Nos officiers me dirent comment Gerberich avait été pris : il était parvenu à se glisser à travers les avant-postes, il se mit alors à courir pour arriver à la ligne de circonvallation ; mais, poursuivi par les Hongrois et voyant les nôtres tirer sur ceux qui le poursuivaient, il s’arrêta un instant, effrayé peut-être par le sifflement des balles ; les Hongrois, l’ayant saisi, le ramenèrent dans la forteresse, comme je l’ai su depuis, et trouvèrent dans ses habits les papiers qu’il y avait cousus[1].

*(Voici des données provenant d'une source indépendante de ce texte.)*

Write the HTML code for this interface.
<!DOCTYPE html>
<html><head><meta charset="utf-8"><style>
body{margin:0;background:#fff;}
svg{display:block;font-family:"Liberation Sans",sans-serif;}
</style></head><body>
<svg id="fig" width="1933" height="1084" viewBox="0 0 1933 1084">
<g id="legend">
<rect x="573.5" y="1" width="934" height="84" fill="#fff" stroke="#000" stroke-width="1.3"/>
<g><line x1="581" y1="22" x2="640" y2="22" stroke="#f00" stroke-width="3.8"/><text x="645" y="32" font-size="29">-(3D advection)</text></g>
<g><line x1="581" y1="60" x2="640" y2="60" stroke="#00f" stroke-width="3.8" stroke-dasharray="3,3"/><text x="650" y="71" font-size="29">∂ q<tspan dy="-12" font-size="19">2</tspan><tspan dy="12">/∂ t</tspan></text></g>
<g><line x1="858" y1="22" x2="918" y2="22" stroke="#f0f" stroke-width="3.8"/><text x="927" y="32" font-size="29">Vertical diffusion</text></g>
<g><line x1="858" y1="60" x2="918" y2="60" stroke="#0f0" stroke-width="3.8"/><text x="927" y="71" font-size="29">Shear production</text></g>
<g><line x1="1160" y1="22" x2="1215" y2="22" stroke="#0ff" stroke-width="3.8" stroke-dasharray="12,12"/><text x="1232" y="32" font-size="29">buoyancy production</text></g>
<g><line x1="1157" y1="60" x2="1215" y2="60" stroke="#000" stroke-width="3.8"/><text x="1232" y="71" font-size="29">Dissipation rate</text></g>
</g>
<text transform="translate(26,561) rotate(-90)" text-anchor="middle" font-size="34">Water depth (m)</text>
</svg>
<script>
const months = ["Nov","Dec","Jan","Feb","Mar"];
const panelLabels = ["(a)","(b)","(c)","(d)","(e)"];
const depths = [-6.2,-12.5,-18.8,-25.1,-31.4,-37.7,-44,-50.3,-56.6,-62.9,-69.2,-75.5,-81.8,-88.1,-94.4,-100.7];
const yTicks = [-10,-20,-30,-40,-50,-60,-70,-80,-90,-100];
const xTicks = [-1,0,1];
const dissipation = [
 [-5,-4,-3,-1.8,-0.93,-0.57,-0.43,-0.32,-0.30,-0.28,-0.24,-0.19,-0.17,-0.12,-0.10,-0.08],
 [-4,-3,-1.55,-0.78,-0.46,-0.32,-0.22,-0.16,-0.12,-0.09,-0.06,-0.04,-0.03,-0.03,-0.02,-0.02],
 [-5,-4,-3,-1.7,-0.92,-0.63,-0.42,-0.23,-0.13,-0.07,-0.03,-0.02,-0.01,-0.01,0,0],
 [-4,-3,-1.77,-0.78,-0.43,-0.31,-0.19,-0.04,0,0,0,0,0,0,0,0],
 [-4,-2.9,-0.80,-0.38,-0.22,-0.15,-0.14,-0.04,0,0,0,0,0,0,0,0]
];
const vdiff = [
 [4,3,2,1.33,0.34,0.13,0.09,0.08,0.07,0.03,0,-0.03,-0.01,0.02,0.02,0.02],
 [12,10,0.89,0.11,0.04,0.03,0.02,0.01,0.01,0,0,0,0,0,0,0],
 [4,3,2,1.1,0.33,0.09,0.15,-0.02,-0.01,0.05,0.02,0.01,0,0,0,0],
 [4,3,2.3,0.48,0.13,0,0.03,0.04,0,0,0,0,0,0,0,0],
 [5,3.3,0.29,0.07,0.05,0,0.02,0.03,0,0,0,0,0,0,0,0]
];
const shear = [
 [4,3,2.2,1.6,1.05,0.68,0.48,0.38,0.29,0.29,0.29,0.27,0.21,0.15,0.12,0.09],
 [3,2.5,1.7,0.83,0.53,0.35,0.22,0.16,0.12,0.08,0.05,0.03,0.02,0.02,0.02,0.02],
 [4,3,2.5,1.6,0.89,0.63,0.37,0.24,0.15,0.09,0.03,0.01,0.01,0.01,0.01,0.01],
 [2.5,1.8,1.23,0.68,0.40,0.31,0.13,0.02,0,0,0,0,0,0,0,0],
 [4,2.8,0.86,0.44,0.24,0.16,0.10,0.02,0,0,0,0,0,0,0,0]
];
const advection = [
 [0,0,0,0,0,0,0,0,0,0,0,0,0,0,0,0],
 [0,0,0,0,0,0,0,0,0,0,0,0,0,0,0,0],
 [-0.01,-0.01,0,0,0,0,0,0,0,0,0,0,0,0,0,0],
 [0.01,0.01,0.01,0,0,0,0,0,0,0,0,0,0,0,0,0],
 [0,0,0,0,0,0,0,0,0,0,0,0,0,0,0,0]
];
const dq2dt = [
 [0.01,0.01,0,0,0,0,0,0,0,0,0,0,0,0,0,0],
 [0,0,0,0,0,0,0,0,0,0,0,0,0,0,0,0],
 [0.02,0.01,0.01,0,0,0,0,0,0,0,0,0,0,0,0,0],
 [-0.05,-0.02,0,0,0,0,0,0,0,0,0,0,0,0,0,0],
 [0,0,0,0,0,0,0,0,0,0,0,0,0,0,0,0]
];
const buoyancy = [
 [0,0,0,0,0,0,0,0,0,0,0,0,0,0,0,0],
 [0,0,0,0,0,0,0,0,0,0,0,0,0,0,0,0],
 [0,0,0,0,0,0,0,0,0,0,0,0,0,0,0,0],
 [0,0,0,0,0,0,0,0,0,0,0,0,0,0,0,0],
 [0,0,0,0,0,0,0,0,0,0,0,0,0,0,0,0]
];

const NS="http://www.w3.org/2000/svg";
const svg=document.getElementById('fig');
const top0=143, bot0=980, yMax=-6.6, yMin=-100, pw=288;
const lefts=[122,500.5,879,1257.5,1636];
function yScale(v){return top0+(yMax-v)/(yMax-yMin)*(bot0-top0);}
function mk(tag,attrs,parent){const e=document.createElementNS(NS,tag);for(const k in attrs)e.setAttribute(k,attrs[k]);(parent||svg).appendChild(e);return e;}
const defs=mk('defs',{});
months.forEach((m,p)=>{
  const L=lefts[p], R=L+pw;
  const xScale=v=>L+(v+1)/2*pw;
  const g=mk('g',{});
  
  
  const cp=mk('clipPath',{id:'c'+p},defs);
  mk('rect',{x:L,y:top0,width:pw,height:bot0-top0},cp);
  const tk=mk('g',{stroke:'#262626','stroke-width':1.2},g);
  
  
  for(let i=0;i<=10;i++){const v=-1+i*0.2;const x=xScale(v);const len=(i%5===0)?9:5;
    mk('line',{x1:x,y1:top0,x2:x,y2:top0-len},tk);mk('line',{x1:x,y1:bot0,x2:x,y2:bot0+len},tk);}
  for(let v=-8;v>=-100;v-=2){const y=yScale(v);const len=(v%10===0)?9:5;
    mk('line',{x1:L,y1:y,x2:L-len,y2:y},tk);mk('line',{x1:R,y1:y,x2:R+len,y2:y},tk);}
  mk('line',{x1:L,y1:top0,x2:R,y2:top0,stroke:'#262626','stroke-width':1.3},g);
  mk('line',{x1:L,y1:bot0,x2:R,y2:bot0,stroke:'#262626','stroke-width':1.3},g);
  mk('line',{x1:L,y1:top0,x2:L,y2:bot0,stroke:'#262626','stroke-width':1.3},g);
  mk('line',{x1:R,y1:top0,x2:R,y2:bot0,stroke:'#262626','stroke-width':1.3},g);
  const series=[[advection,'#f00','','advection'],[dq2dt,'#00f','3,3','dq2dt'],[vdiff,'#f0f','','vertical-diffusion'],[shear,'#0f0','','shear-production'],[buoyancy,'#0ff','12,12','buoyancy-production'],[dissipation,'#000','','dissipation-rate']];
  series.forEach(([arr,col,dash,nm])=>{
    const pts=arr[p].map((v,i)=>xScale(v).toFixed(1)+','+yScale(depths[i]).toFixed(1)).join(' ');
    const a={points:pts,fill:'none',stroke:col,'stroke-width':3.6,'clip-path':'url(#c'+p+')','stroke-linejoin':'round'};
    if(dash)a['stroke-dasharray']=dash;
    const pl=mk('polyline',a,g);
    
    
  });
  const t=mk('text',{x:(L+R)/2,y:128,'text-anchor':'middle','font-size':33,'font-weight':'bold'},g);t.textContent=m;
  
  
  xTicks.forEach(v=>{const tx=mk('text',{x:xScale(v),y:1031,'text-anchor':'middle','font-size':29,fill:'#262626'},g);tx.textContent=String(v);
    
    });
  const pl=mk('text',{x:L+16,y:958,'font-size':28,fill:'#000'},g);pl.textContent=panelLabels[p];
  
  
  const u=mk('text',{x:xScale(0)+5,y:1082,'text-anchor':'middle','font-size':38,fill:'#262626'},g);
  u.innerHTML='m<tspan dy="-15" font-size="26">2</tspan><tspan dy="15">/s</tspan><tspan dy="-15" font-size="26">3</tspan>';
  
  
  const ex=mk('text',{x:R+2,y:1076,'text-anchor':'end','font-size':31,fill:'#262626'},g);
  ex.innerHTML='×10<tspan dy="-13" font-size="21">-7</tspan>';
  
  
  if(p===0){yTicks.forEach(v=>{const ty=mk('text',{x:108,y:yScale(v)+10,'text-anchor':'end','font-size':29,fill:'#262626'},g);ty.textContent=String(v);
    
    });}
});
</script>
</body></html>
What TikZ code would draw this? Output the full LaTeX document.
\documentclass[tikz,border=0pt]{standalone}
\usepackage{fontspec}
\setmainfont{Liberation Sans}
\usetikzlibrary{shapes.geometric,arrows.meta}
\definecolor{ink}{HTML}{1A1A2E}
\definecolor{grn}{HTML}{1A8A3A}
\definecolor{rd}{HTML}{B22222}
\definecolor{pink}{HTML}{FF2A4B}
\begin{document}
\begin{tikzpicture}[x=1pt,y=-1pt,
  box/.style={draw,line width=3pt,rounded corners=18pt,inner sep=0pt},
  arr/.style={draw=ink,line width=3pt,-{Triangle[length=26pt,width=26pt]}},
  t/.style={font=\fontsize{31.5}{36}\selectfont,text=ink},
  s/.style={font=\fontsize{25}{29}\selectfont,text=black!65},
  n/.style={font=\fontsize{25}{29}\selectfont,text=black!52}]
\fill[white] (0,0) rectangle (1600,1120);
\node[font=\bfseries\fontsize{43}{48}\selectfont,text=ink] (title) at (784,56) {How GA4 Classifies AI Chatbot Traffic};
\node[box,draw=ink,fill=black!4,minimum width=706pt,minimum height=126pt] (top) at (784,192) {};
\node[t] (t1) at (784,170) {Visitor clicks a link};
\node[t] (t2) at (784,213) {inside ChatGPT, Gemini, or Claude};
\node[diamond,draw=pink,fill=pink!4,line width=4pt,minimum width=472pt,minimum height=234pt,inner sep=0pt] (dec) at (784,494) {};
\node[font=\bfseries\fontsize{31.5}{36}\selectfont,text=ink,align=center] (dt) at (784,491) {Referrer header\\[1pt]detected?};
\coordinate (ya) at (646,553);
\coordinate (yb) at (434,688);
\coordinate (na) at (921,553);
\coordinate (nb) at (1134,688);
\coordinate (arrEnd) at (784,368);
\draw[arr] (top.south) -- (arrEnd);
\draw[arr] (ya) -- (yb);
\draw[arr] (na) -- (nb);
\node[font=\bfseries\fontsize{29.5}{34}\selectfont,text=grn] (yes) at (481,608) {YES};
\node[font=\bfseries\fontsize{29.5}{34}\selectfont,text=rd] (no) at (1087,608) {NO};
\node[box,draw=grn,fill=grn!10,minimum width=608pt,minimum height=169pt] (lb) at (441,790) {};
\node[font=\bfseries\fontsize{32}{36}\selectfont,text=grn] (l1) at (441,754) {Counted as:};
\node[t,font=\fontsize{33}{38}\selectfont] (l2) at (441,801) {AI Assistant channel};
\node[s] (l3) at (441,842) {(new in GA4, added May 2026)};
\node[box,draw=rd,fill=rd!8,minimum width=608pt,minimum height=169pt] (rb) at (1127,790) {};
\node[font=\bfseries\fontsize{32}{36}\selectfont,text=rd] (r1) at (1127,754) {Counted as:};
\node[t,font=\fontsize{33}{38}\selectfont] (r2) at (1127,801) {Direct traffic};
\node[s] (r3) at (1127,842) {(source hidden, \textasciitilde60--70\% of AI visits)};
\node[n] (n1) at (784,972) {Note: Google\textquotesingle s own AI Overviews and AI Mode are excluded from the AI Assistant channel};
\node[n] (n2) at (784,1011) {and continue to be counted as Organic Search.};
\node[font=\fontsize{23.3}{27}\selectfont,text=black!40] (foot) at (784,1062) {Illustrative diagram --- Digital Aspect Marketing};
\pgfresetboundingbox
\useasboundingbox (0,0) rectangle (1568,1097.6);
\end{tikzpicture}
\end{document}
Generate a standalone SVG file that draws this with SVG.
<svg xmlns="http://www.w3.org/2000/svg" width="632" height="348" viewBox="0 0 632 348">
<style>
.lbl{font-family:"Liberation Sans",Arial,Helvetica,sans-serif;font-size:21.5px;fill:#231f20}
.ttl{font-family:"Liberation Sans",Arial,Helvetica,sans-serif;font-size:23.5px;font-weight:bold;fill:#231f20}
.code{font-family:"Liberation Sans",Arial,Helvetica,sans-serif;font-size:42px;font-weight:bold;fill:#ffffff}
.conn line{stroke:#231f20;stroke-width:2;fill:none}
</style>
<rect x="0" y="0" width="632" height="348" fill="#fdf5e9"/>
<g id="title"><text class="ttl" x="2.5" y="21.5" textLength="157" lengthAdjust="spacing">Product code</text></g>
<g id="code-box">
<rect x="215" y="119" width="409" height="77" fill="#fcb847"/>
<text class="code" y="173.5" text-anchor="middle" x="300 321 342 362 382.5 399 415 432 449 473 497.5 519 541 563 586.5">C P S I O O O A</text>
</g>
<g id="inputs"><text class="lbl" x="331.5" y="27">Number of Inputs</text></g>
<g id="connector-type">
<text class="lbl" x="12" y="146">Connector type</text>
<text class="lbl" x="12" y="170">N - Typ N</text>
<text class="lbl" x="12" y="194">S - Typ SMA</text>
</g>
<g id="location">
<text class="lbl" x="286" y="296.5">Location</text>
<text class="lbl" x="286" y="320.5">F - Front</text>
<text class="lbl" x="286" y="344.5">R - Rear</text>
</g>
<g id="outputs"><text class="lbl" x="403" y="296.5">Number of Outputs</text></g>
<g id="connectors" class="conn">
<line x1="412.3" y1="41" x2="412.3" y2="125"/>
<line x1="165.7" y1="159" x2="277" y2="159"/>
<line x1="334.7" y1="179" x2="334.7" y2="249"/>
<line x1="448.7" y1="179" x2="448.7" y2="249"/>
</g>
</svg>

J’étais trop faible pour voyager dans les petites charrettes de paysans, seul moyen de transport qu’eût laissé la guerre : je partis pour Semlin, afin de remonter la Save en bateau à vapeur, pour me rendre à Graetz ; je rencontrai sur la route des bandes de femmes et de jeunes filles en haillons : c’étaient des familles serbes du Banat et de la Bâcs, dont les hommes avaient été massacrés ou avaient péri dans les combats. Ces femmes s’étaient sauvées dans les bois, et elles y avaient vécu pendant plusieurs mois de glands doux et d’un peu de farine ; maintenant, épuisées de misère et de faim, elles descendaient des montagnes, traînant après elles leurs enfans nus et presque mourans ; elles n’allaient trouver que des cadavres et des villages réduits en cendres. Cette misère ne doit pas étonner : la guerre de Hongrie a détruit les populations au sud de l’empire ; d’après des relevés exacts faits par ordre du gouvernement au printemps de l’année 1850, le nombre des veuves des districts militaires de Croatie, de Slavonie, du Banat et de la Transylvanie, dont les maris ont péri pendant la guerre, surpasse vingt-cinq mille.

À Semlin, on m’amena trois paysans arrêtés à Palanka deux mois

  1. Les quatre-vingt-dix-huit condamnés qui devaient nous aider à attaquer les postes ont été graciés par l’empereur ; les veuves de Kussmaneck, Braunstein et Kraue reçoivent de fortes pensions, et leurs enfans sont élevés aux frais de l’empereur ; trois fils de Kussmaneck sont déjà officiers dans l’armée impériale. Gerberich n’était pas marié.